Ernst Nevrivy: Übersteht er die Querschüsse aus den eigenen Reihen?
Die Bezirksvorsteher sind einflussreicher als man denkt: Keiner ist näher dran an den Menschen. Jetzt, vor der Wahl, ist das wichtig.

Im Gegensatz zu Wien sind Berlin, München und andere deutsche Millionenstädte ehrlich. Die Chefs der einzelnen Stadtteile heißen dort Bezirksbürgermeister. Das wäre wohl auch in Wien der korrektere Titel.

Denn im Grunde sind die 23 Wiener Bezirksvorsteher genau das: Bürgermeister von 23 Städtchen oder mitunter sogar Städten. Wäre Favoriten eigenständig, würde es Linz (gemessen an der Bevölkerungszahl) als drittgrößte Stadt Österreichs ablösen. Die Donaustadt läge vor Salzburg auf Rang fünf.

Das klingt nach Einfluss, nach Macht, und nach Prestige. Und so geben sich die Bezirksvorsteher auch.

Man denke da an Adi Tiller: Der ÖVP-Politiker regierte Döbling 40 Jahre lang absolutistisch – und sprach in Interviews nur noch in der dritten Person von sich („Und dann hat der Tiller...“).

Oder SPÖ-Politiker Ernst Nevrivy: Er ist Vorsteher des 22. Bezirks und richtet seiner Lieblingsfeindin, der Vizebürgermeisterin, alles aus, was ihm gerade einfällt. Etwa, dass es in seinem Bezirk kein flächendeckendes Parkpickerl geben werde. „Egal, ob Birgit Hebein das will oder nicht“.

Das zeigt: Das Amt zieht einen speziellen Typ Politiker an. Aber welchen?

Männlich und älter

Ein bisschen etwas verraten die biografischen Daten. Der typische Bezirksvorsteher ist männlich, älter als 50 Jahre und hat nicht studiert.

So weit, so durchschnittlich. Spannend wird es bei den Wesenszügen: Ein Bezirkschef darf nicht davor zurückschrecken, von den Normen abzuweichen. Er muss, wie es Politikberater Thomas Hofer formuliert, ein „Exzentriker“ sein: „Ein Bezirksvorsteher muss medial auf die Pauke hauen. Und sich als Anwalt der Bezirksbewohner geben.“

Wie das geht, haben zuletzt Neubaus grüner Bezirkschef Markus Reiter und der türkise Innenstadt-Chef Markus Figl demonstriert: mit einem Schwimmbecken mitten am Neubaugürtel und einem Fahrverbot für Autos in der City.

Ebenfalls wichtig: Die Bezirksvorsteher müssen hemdsärmelig und schmerzbefreit sein.
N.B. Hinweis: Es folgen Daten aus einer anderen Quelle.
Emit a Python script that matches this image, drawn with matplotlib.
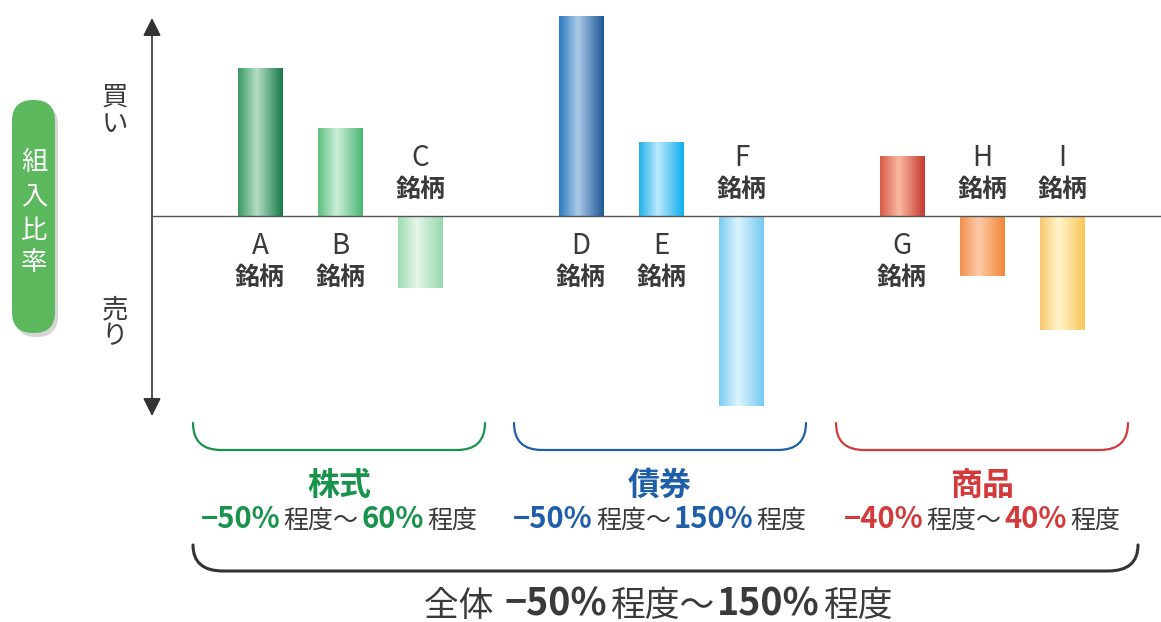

Meist gibt es mehr schlechte Fotos von ihnen als gute. Das liegt daran, dass sie zu fast jedem Termin im Bezirk ausrücken – und Sprühnebelduschen eröffnen, Faschingssitzungen leiten oder Senioren-Geburtstage feiern.

Vor allem die Bezirkschefs alten Schlags ticken so: Adi Tiller vermittelte in Not geratenen Bewohnern persönlich einen Job. Erich Hohenberger aus dem 3. Bezirk verkleidet sich für ärmere Familien jedes Jahr als Weihnachtsmann und verteilt Geschenke an Kinder.

Das kommt bei der Bevölkerung gut an. Und die Bezirkschefs profitieren: Sie spielen in ihren Parteien eine große Rolle, weil sie direkten Zugang zu den Menschen ermöglichen. Keiner ist näher dran.

Wenig konkrete Rechte

Bezirkschefs, die sich solchen Inszenierungen entziehen, droht hingegen veritable Gefahr: Sie könnten ignoriert werden. Und zwar, weil ihre Macht rein formal gar nicht so groß ist. Ihr finanzieller Spielraum ist stark begrenzt– größere Projekte können sie meist nur mit Finanzspritzen aus dem Rathaus stemmen.

Ganz ohne den echten Wiener Bürgermeister können die 23 Bezirksbürgermeister eben doch nicht.